• Objective: Your copy should hold exactly the lines from the one containing "What Apache ECharts" to the one containing "var yearSizes = [6, 3];", inclusive, with no pictures.

• Extracted information:
'''
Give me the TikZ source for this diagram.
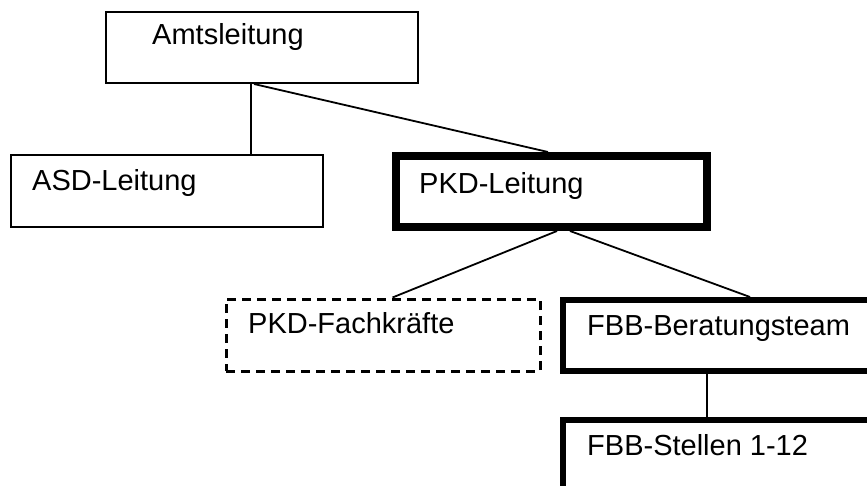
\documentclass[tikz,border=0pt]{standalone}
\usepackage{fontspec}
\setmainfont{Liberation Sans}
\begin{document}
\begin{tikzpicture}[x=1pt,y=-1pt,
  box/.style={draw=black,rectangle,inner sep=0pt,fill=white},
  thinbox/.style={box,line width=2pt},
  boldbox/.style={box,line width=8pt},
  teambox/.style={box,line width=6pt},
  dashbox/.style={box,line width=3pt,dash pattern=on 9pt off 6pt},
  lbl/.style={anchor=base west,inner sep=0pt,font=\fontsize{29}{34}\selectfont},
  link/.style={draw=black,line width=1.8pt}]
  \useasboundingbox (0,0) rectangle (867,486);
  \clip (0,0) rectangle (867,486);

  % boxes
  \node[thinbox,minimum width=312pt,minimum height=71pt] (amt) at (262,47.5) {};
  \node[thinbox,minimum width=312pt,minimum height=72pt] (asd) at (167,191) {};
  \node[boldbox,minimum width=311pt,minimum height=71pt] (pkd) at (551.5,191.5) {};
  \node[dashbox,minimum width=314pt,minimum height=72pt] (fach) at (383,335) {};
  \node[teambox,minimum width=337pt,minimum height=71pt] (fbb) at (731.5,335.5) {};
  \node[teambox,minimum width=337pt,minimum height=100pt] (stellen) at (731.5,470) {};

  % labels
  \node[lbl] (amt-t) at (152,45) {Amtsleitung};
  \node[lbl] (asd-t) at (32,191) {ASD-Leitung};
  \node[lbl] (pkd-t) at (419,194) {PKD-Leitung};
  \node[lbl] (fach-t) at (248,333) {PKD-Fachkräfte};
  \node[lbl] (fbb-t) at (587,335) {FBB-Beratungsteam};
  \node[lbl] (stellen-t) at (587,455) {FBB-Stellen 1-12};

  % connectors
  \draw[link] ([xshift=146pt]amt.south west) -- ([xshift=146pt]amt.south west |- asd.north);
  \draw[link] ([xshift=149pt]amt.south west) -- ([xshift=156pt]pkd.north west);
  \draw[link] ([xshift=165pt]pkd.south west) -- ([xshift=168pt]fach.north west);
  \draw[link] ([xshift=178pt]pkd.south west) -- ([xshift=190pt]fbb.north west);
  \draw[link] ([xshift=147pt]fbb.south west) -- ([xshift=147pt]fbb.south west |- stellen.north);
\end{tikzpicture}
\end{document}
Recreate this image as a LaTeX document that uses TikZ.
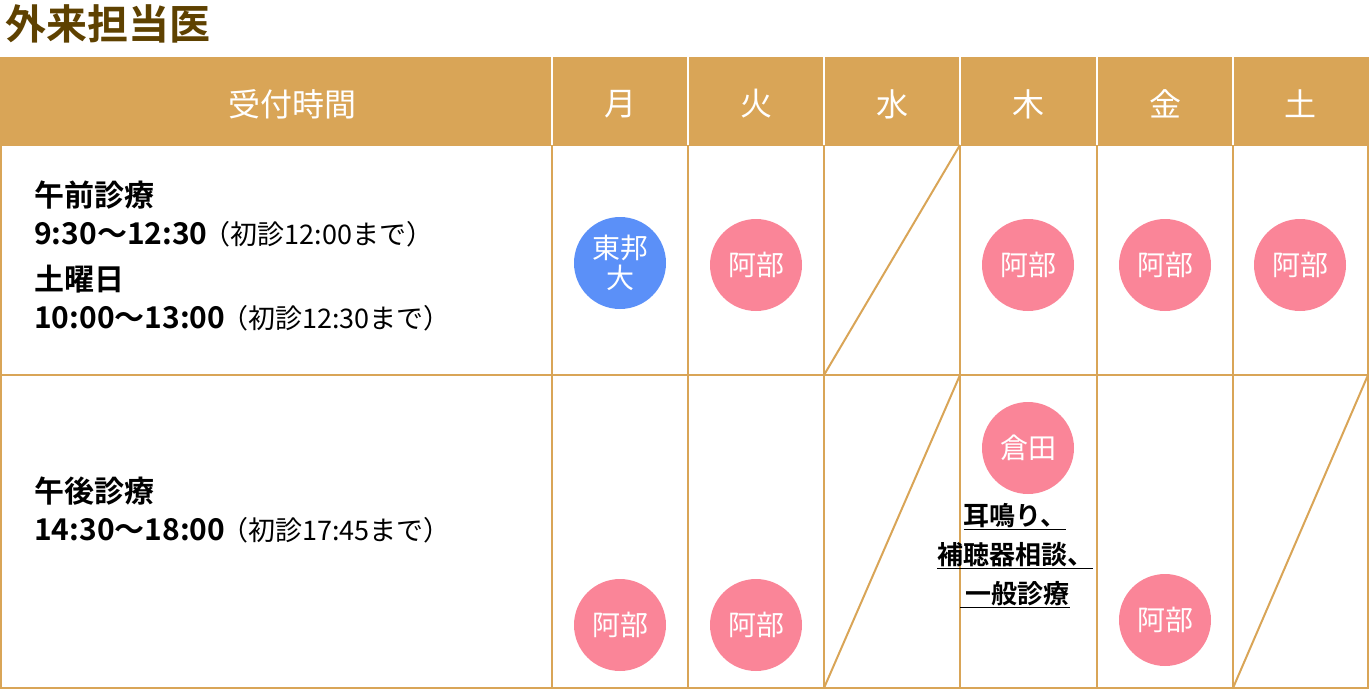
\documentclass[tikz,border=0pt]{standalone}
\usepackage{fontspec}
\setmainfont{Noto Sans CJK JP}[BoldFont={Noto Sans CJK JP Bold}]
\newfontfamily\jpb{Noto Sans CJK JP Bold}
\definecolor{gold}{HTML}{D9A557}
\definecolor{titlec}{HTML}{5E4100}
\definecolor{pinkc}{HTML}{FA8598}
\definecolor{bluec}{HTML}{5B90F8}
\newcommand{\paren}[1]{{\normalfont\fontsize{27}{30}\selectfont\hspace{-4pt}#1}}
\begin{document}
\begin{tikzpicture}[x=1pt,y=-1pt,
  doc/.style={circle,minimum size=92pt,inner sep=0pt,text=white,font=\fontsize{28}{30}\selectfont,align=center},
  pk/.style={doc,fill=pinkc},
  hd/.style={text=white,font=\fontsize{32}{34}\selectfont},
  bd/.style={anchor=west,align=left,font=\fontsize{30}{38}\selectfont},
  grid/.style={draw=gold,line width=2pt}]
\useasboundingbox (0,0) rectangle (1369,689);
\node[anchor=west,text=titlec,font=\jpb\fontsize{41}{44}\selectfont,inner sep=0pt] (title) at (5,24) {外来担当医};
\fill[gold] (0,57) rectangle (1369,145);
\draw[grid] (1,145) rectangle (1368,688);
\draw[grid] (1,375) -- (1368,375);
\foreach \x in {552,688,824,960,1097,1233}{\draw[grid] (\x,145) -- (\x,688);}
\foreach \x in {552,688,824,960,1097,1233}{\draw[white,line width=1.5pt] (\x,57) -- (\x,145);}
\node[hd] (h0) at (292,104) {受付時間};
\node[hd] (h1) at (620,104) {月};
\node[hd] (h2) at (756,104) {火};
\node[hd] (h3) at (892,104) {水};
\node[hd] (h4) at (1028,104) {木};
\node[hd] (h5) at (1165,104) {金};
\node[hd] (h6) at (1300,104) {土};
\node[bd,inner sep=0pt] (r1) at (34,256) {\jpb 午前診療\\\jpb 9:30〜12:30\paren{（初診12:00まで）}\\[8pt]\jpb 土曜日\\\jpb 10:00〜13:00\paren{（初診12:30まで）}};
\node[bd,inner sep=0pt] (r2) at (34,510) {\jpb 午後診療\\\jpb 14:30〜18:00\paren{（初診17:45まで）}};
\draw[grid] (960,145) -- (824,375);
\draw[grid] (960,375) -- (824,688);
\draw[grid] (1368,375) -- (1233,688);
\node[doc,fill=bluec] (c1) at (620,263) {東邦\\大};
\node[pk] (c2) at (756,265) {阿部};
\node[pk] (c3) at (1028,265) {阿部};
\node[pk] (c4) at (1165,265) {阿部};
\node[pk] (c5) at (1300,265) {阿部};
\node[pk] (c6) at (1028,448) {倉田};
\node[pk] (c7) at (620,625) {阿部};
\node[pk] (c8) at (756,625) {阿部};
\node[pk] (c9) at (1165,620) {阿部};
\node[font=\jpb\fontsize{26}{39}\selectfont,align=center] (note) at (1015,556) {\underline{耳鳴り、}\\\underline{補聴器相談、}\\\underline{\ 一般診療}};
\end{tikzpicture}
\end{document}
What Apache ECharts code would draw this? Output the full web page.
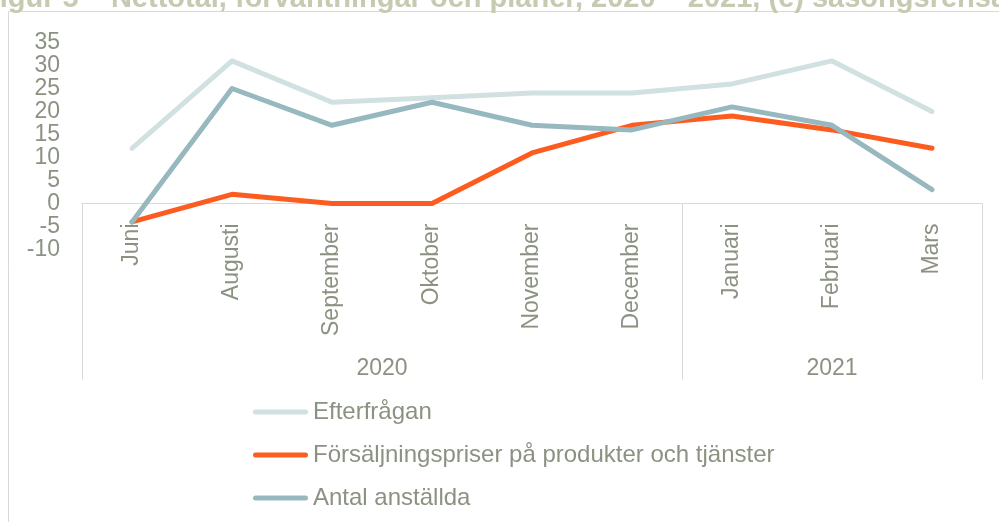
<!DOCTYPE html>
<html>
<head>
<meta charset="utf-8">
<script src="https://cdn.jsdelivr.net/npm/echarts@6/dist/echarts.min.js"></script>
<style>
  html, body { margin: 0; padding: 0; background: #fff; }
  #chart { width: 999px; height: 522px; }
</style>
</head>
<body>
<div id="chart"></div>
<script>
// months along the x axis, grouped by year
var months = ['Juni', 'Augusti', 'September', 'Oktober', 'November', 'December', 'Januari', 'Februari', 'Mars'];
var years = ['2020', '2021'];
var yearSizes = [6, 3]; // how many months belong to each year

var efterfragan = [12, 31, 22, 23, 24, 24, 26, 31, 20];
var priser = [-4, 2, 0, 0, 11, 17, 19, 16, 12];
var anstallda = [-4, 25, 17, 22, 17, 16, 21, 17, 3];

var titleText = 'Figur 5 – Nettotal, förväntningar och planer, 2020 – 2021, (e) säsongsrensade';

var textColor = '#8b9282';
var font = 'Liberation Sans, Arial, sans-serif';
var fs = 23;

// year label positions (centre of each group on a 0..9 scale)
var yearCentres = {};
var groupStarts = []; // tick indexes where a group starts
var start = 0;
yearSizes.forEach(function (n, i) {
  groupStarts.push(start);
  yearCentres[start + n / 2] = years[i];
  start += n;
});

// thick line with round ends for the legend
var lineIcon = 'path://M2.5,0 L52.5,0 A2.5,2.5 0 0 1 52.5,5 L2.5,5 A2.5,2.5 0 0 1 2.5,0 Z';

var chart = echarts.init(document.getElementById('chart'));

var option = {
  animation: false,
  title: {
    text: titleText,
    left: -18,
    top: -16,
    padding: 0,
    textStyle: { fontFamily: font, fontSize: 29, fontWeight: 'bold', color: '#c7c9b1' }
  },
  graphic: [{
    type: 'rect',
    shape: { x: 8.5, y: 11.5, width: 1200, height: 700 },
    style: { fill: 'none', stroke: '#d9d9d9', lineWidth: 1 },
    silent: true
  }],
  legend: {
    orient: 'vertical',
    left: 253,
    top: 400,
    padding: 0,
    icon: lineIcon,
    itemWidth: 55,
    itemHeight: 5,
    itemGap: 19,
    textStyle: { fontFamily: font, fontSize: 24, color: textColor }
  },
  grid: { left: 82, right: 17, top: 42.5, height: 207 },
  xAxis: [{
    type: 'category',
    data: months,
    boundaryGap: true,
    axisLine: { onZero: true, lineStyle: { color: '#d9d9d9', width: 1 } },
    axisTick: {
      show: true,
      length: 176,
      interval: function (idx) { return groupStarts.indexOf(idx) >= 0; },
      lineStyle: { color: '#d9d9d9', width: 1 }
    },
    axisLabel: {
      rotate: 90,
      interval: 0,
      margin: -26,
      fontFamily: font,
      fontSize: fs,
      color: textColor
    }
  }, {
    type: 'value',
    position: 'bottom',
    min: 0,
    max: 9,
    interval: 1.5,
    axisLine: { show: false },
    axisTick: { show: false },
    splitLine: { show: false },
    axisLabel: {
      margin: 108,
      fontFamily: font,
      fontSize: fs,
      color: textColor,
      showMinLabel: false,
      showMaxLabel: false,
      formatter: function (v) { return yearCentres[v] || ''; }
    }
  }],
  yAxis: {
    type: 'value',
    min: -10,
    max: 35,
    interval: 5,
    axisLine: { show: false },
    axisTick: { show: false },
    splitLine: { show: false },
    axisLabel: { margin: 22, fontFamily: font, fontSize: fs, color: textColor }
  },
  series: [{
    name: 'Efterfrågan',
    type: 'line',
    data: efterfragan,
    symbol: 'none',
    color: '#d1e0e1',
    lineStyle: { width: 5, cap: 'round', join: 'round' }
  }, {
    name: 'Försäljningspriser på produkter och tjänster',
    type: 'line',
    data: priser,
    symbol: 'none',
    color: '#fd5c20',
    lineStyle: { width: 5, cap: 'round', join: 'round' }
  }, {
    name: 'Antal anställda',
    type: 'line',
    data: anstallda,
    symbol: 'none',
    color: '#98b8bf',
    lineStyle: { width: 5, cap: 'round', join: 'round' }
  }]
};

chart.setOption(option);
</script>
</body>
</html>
'''
• Finished answer:
What Apache ECharts code would draw this? Output the full web page.
<!DOCTYPE html>
<html>
<head>
<meta charset="utf-8">
<script src="https://cdn.jsdelivr.net/npm/echarts@6/dist/echarts.min.js"></script>
<style>
  html, body { margin: 0; padding: 0; background: #fff; }
  #chart { width: 999px; height: 522px; }
</style>
</head>
<body>
<div id="chart"></div>
<script>
// months along the x axis, grouped by year
var months = ['Juni', 'Augusti', 'September', 'Oktober', 'November', 'December', 'Januari', 'Februari', 'Mars'];
var years = ['2020', '2021'];
var yearSizes = [6, 3]; // how many months belong to each year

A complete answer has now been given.